DIRECTIONS -
Go through the data below and copy it exactly, skipping every picture.
## Start
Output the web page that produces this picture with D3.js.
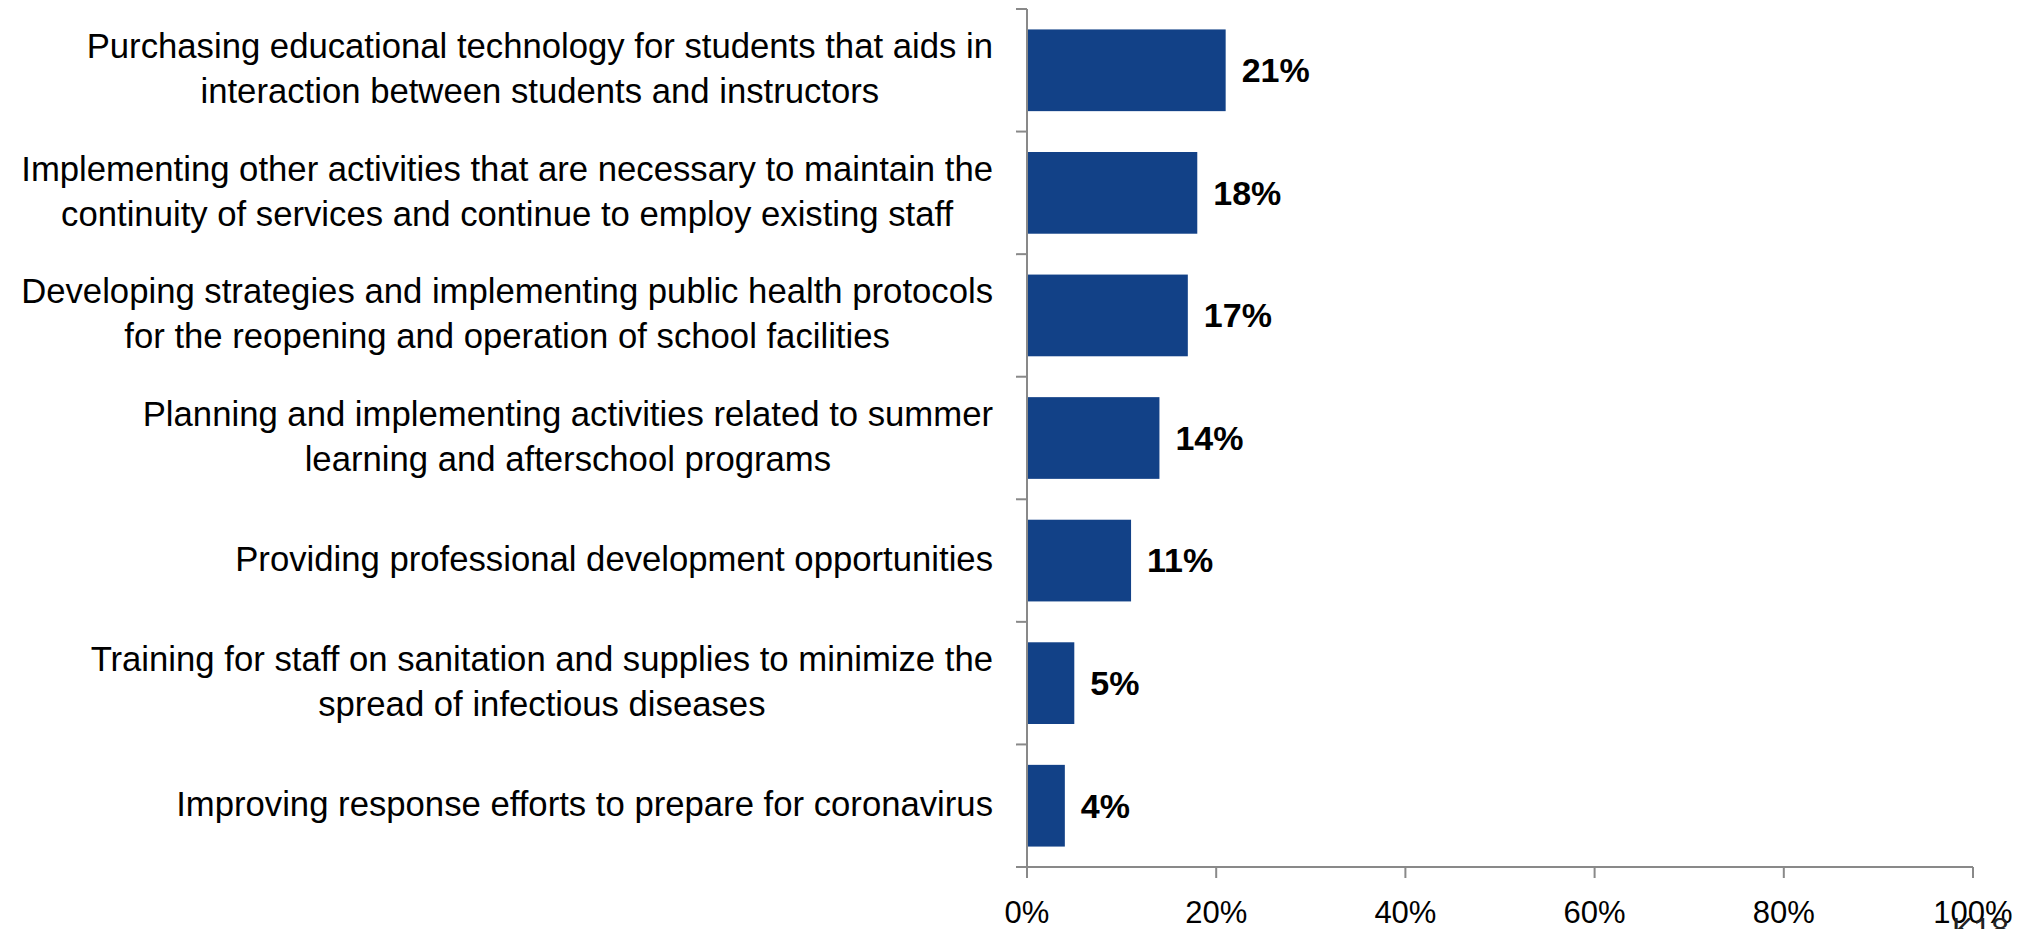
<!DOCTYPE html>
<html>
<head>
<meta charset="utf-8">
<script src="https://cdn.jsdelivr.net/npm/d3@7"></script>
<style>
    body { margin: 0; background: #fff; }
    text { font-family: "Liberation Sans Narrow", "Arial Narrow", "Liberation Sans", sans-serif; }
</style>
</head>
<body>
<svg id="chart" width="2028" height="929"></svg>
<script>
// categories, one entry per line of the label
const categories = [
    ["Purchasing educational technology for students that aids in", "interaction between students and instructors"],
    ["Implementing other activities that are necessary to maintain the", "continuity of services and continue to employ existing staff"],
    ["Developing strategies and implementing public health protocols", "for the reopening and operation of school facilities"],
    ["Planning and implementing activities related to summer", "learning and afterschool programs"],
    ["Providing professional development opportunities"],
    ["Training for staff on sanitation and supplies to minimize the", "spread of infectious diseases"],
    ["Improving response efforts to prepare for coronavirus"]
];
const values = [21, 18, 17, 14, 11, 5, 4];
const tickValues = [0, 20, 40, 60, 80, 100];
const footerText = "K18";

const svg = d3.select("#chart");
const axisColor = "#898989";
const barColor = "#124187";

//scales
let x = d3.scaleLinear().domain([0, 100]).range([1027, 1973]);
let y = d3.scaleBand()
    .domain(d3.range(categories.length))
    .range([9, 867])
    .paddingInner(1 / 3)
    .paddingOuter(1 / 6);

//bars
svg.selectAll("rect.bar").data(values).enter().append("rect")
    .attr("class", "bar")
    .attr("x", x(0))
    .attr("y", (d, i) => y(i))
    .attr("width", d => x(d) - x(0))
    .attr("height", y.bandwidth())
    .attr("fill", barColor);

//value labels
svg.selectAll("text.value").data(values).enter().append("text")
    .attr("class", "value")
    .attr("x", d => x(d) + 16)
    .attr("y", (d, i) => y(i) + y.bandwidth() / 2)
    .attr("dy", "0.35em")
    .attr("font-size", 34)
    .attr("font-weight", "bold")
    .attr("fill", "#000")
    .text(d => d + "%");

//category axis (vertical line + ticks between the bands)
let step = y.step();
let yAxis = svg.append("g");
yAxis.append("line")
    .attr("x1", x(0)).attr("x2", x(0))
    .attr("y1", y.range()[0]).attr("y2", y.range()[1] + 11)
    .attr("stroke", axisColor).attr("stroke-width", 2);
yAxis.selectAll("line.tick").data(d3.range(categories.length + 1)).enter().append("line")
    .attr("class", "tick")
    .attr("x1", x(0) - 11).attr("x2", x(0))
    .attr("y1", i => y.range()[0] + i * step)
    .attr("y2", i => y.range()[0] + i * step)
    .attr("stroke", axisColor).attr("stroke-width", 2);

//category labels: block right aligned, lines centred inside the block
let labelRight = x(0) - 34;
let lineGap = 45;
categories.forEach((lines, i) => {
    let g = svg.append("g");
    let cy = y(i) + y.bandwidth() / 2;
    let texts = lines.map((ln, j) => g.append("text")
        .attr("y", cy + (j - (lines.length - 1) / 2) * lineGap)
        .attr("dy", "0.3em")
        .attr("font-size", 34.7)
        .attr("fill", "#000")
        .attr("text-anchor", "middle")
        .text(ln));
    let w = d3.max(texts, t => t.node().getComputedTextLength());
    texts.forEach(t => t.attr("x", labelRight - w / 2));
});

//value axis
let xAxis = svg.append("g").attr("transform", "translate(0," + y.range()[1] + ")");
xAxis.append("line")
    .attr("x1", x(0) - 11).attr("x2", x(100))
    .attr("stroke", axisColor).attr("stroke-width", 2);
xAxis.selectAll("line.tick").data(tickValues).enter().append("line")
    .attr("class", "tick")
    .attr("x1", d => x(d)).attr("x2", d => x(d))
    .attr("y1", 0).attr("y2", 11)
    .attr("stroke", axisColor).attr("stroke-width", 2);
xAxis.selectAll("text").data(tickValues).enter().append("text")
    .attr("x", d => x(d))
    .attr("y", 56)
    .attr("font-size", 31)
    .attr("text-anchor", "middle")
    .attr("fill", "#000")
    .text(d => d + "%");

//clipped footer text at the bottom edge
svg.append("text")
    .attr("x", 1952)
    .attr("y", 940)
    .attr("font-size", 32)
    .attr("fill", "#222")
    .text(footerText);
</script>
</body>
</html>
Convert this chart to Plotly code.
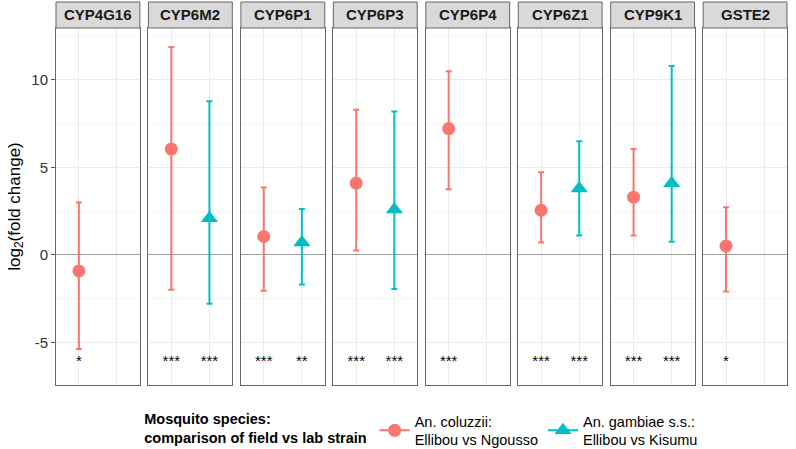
## End
WORKED ANSWER -
Output the web page that produces this picture with D3.js.
<!DOCTYPE html>
<html>
<head>
<meta charset="utf-8">
<script src="https://cdn.jsdelivr.net/npm/d3@7"></script>
<style>
    body { margin: 0; background: #fff; }
    text { font-family: "Liberation Sans Narrow", "Arial Narrow", "Liberation Sans", sans-serif; }
</style>
</head>
<body>
<svg id="chart" width="2028" height="929"></svg>
<script>
// categories, one entry per line of the label
const categories = [
    ["Purchasing educational technology for students that aids in", "interaction between students and instructors"],
    ["Implementing other activities that are necessary to maintain the", "continuity of services and continue to employ existing staff"],
    ["Developing strategies and implementing public health protocols", "for the reopening and operation of school facilities"],
    ["Planning and implementing activities related to summer", "learning and afterschool programs"],
    ["Providing professional development opportunities"],
    ["Training for staff on sanitation and supplies to minimize the", "spread of infectious diseases"],
    ["Improving response efforts to prepare for coronavirus"]
];
const values = [21, 18, 17, 14, 11, 5, 4];
const tickValues = [0, 20, 40, 60, 80, 100];
const footerText = "K18";

const svg = d3.select("#chart");
const axisColor = "#898989";
const barColor = "#124187";

//scales
let x = d3.scaleLinear().domain([0, 100]).range([1027, 1973]);
let y = d3.scaleBand()
    .domain(d3.range(categories.length))
    .range([9, 867])
    .paddingInner(1 / 3)
    .paddingOuter(1 / 6);

//bars
svg.selectAll("rect.bar").data(values).enter().append("rect")
    .attr("class", "bar")
    .attr("x", x(0))
    .attr("y", (d, i) => y(i))
    .attr("width", d => x(d) - x(0))
    .attr("height", y.bandwidth())
    .attr("fill", barColor);

//value labels
svg.selectAll("text.value").data(values).enter().append("text")
    .attr("class", "value")
    .attr("x", d => x(d) + 16)
    .attr("y", (d, i) => y(i) + y.bandwidth() / 2)
    .attr("dy", "0.35em")
    .attr("font-size", 34)
    .attr("font-weight", "bold")
    .attr("fill", "#000")
    .text(d => d + "%");

//category axis (vertical line + ticks between the bands)
let step = y.step();
let yAxis = svg.append("g");
yAxis.append("line")
    .attr("x1", x(0)).attr("x2", x(0))
    .attr("y1", y.range()[0]).attr("y2", y.range()[1] + 11)
    .attr("stroke", axisColor).attr("stroke-width", 2);
yAxis.selectAll("line.tick").data(d3.range(categories.length + 1)).enter().append("line")
    .attr("class", "tick")
    .attr("x1", x(0) - 11).attr("x2", x(0))
    .attr("y1", i => y.range()[0] + i * step)
    .attr("y2", i => y.range()[0] + i * step)
    .attr("stroke", axisColor).attr("stroke-width", 2);

//category labels: block right aligned, lines centred inside the block
let labelRight = x(0) - 34;
let lineGap = 45;
categories.forEach((lines, i) => {
    let g = svg.append("g");
    let cy = y(i) + y.bandwidth() / 2;
    let texts = lines.map((ln, j) => g.append("text")
        .attr("y", cy + (j - (lines.length - 1) / 2) * lineGap)
        .attr("dy", "0.3em")
        .attr("font-size", 34.7)
        .attr("fill", "#000")
        .attr("text-anchor", "middle")
        .text(ln));
    let w = d3.max(texts, t => t.node().getComputedTextLength());
    texts.forEach(t => t.attr("x", labelRight - w / 2));
});

//value axis
let xAxis = svg.append("g").attr("transform", "translate(0," + y.range()[1] + ")");
xAxis.append("line")
    .attr("x1", x(0) - 11).attr("x2", x(100))
    .attr("stroke", axisColor).attr("stroke-width", 2);
xAxis.selectAll("line.tick").data(tickValues).enter().append("line")
    .attr("class", "tick")
    .attr("x1", d => x(d)).attr("x2", d => x(d))
    .attr("y1", 0).attr("y2", 11)
    .attr("stroke", axisColor).attr("stroke-width", 2);
xAxis.selectAll("text").data(tickValues).enter().append("text")
    .attr("x", d => x(d))
    .attr("y", 56)
    .attr("font-size", 31)
    .attr("text-anchor", "middle")
    .attr("fill", "#000")
    .text(d => d + "%");

//clipped footer text at the bottom edge
svg.append("text")
    .attr("x", 1952)
    .attr("y", 940)
    .attr("font-size", 32)
    .attr("fill", "#222")
    .text(footerText);
</script>
</body>
</html>
Convert this chart to Plotly code.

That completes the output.